The Sharknado Drinking Game
So, everyone experienced Sharknado the first time around, I hope? I know some people didn’t, because they were asleep, or locked in barns by prankster friends, or staying in major hotel chains that don’t even offer SyFy and leave you in the dark for 72 hours.
The good news, for those who missed it: Sharknado was so popular that they’re airing it again today at 7pm Eastern! The good news for everyone else: Sharknado is always happening. It has always happened. Look up at the sky. Know that the gathering storm will rain disparate species, spitting them out violently on the streets below. You will look into their eyes. You will see only yourself. This is how it has always been; this is the Sharknado of which none may speak.
We probably need a drinking game for this. Or a review.
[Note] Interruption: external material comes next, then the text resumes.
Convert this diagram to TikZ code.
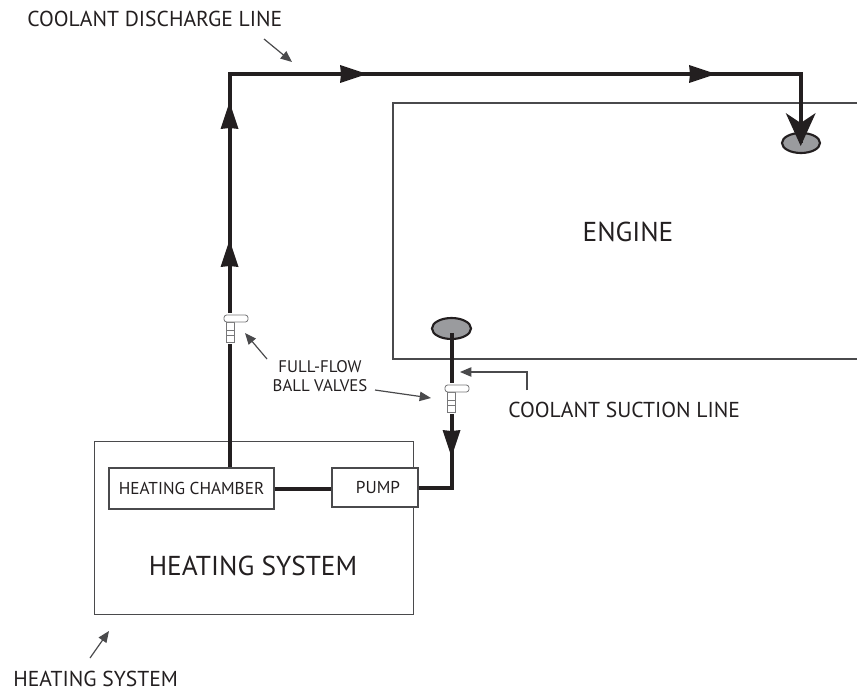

A drinking review.
Drink every time:
There’s shark POV. This is a story about the sharks, too; displaced, violently disrupted, desperate to get home by sliding through the viscera of those they have torn apart.
There’s a splice of stock footage. Those are clues. Have you solved the mystery? If yes, you’ll understand when I say, Choose the third. If not, keep searching. Your journey has just begun.
Any time there’s a news broadcast. It’s a Right Now News world; we’re just living in it.
Someone dies. (Kidding, if you took a drink every time someone died, your liver would explode. Just raise your glass. That’s someone who’s one step closer to a SAG card, and who has entered the realm of the great darkness; honor them.)
You realize this movie is actually a commentary on the wild, unnatural chaos that happens to a teen when her parents have an acrimonious divorce. See her future, tending bar on a beach; see her present, as the monster with the gaping maw descends to swallow her whole, though it shouldn’t be here, shouldn’t be here at all.
Someone is killed, but a shark is not the cause of death. These people will not get their SAG cards; this is not called CementNado. They have been punished. Laugh as you drink.
Someone is killed midsentence. This is a tragedy, which we know from the many sentences in this film that were actually finished:
– “We’re a hundred miles from the ocean.” “You’re exactly 6.6 miles from the ocean.”
– “The streets are filling up with sharks.”
– “They know what kind of cheese I like.”
Anyone who laughs when they realize the retirement home is going to get sharkrained on has to eat a lemon wedge. No drink. These are our elders; respect their wishes. Should they wish to die as Vikings, shouting at the beast as it comes to claim them, you should applaud them. They get the drink, not you. Never you.
Between drinks:
Make up a name for the red stool John Heard carries with him. Whoever has the best name drinks. If you’re alone, make a list of names. Violently pit yourself against yourself; it’s no different than any other night.
Rethink this game when:
A shark blasts through something. (Also an exception for outside Grauman’s.) All existence is destruction; as the shark breaks through a bar, a mansion, its third billboard, you will realize this. Set down your glass, and make some cookies instead. You’ll need it; Sharknado is coming.